14:52:13 Friday 22 August 2025

Slappers, the orange guy and other irritating prats

How is SunLive going? I hear you all ask. Well, I'm pleased you asked, because it's going pretty darn well, thanks.

Readership is growing steadily every week and more people are realising its not just daily news, but constantly updated. That's seven days a week.
Even better, the news is posted as it happens, so you can read it fresh, not a day or two later.
A classic example, last week when the rockslide on the Tauranga-Rotorua Direct Road trapped motorists and closed the road for days – SunLive had the story posted almost immediately and travellers were warned that the road was closed. SunLive continued with followups throughout the day; including aerial pictures and video of the rockfall scene. Many SunLive readers responded, thanking us for informing them so promptly, so they could amend their travel plans.
Other media, of course, didn't have the story till the next day.
Same deal this week, with the closures of SH2 and SH29 on Wednesday morning. That, combined with the Direct Rd closure, meant the only highway in and out of the Western Bay was via Te Puke and Rotorua. Our readers were notified within minutes of the news breaking and those tuned into SunLive were able to re-route their day.
At last count, SunLive was getting 30,000 page impressions a week, and growing. Not bad for a news website that's only been going a couple of months.
We expect this will keep climbing as more people become aware of the excellent free news service; and we welcome you to contribute to it.
Make it your homepage, so you can get an update of the local news each time you go online. Free registration allows you to post comments on stories and blogs and opt for regular breaking news alerts and RSS feeds of news as it happens.
We've had some great feedback from not just locals appreciating these updates – especially on issues such as traffic hold ups and events that affect our daily lives – but also from many ex-pats all over the world who have flicked up that they can get free, instant and balanced news reports about what's going on, back home.
If you know any friends, relatives or business colleagues overseas or elsewhere in NZ who would like to keep up with the play in the Bay, flick them www.sunlive.co.nz so they can stay in touch.
We also have a very sexy little PDA version:
www.sunlive.co.nz/mobile.aspx
If you pop that address into your phone and save it in favourites, you can access all the latest local Bay of Plenty news anywhere, anytime.

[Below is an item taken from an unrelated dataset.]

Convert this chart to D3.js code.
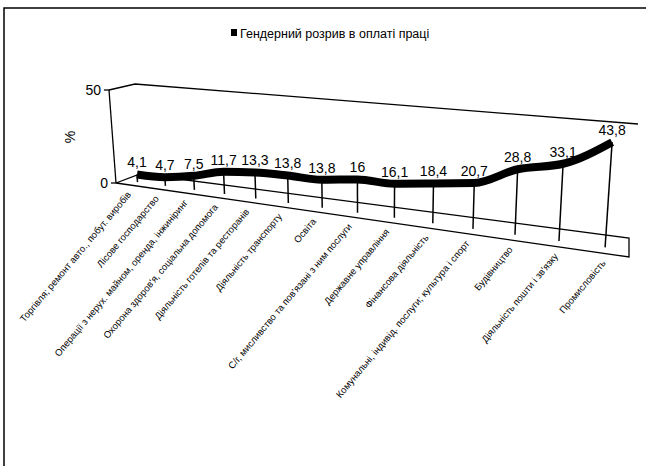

Now listen up, you slappers
In other news, the smacking debate continues to fester. We've an interesting poll taking shape on SunLive. Check it out, bottom right corner of the home page. Click to have your say.
Meanwhile, that irritating Orange bastard, the one with most of his facial features botoxed to oblivion, has been telling us what to do again – it's odd that someone with no hands could be so pushy on the smacking referendum.
What has really incensed me is the long list of 18 other languages that this referendum, and the voting system, panders to.
That includes Somali, Punjabi, Vietnamese, Gujarati, Farsi and two versions of Chinese.
That's nuts. I can understand that New Zealand should offer some advice in English, Maori and perhaps a couple of Pacific Island languages. But if you don't speak English fluently enough to understand the voting process, you should not be making decisions on New Zealand law. It's that simple.
This is not racist, it's purely practical. Racist is going to someone else's country and expecting them to jump through hoops to communicate with you. Anyone coming to New Zealand and participate in our democratic processes should understand this: It will be in English or Maori, get a grip on the language or sit on the sideline.
The only information in a different language that should be part of our democratic process should translate to: 'Come back when you've learnt English.”
The part that really riles most NZers is this orange specimen is spending $9m of our hard earned cash on the smacking referendum.
He's the latest in a procession of make-believe people who preach their sanctimonious messages at us. Whatever happened to the real people? We are bombarded at every turn with phoney cartoon characters.
The bank has us over-run with piggy banks; the Tauranga council has the obnoxious Mr Huff, so far removed from reality that he likes paying rates and insists the rest of us enjoy it; the know-it-all broadband guy; the nasty beaver in the tampon ad; and the Energiser battery man. Don't you just want to slap him?
It's about time we stood up against figments of marketing imaginations.
A good start would be declaring open season on Toilet Duck.